### GIVEN REQUEST:
Omit any picture, and return the remaining data exactly as written.

*** RECORDS PROVIDED

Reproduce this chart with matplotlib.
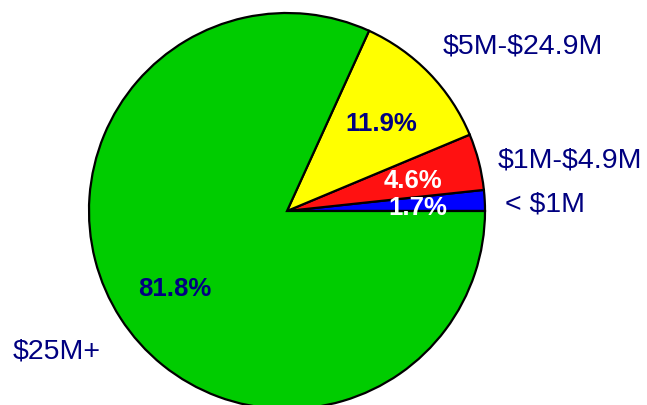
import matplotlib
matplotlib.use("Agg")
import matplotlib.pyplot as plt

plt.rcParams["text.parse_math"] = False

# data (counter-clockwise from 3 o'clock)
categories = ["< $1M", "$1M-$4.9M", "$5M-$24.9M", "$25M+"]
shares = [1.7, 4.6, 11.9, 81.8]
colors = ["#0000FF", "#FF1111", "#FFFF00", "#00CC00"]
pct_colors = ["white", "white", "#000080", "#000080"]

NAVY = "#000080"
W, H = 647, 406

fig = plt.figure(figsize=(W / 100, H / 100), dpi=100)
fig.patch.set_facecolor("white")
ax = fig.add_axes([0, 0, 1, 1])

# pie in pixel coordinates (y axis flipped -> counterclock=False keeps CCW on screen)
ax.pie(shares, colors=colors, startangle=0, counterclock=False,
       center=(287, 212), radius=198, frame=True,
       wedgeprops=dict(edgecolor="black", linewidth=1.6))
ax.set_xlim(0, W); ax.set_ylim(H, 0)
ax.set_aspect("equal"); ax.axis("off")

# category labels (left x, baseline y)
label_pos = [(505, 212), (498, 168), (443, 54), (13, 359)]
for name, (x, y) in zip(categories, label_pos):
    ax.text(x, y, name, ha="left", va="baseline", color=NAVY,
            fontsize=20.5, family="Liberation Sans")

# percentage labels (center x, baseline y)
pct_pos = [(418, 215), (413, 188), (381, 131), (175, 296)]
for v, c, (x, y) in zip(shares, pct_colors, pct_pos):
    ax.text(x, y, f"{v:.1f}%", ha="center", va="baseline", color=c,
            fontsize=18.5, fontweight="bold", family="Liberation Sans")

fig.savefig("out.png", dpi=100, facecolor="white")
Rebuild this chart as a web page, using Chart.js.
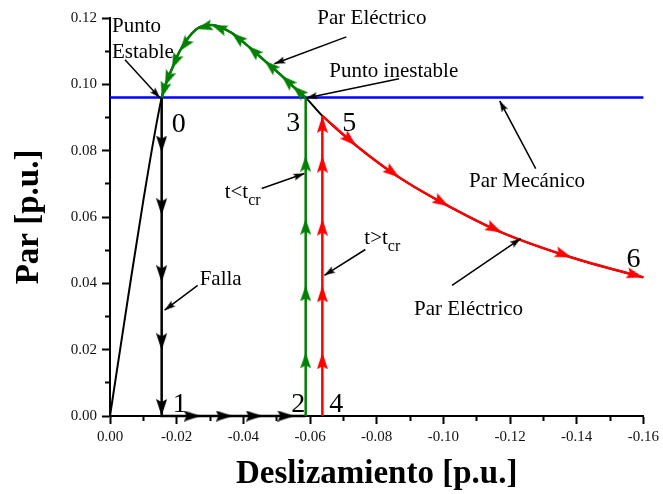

******

### COMPLETE ANSWER:
Reproduce this chart with matplotlib.
import matplotlib
matplotlib.use("Agg")
import matplotlib.pyplot as plt

plt.rcParams["text.parse_math"] = False

# data (counter-clockwise from 3 o'clock)
categories = ["< $1M", "$1M-$4.9M", "$5M-$24.9M", "$25M+"]
shares = [1.7, 4.6, 11.9, 81.8]
colors = ["#0000FF", "#FF1111", "#FFFF00", "#00CC00"]
pct_colors = ["white", "white", "#000080", "#000080"]

NAVY = "#000080"
W, H = 647, 406

fig = plt.figure(figsize=(W / 100, H / 100), dpi=100)
fig.patch.set_facecolor("white")
ax = fig.add_axes([0, 0, 1, 1])

# pie in pixel coordinates (y axis flipped -> counterclock=False keeps CCW on screen)
ax.pie(shares, colors=colors, startangle=0, counterclock=False,
       center=(287, 212), radius=198, frame=True,
       wedgeprops=dict(edgecolor="black", linewidth=1.6))
ax.set_xlim(0, W); ax.set_ylim(H, 0)
ax.set_aspect("equal"); ax.axis("off")

# category labels (left x, baseline y)
label_pos = [(505, 212), (498, 168), (443, 54), (13, 359)]
for name, (x, y) in zip(categories, label_pos):
    ax.text(x, y, name, ha="left", va="baseline", color=NAVY,
            fontsize=20.5, family="Liberation Sans")

# percentage labels (center x, baseline y)
pct_pos = [(418, 215), (413, 188), (381, 131), (175, 296)]
for v, c, (x, y) in zip(shares, pct_colors, pct_pos):
    ax.text(x, y, f"{v:.1f}%", ha="center", va="baseline", color=c,
            fontsize=18.5, fontweight="bold", family="Liberation Sans")

fig.savefig("out.png", dpi=100, facecolor="white")
Rebuild this chart as a web page, using Chart.js.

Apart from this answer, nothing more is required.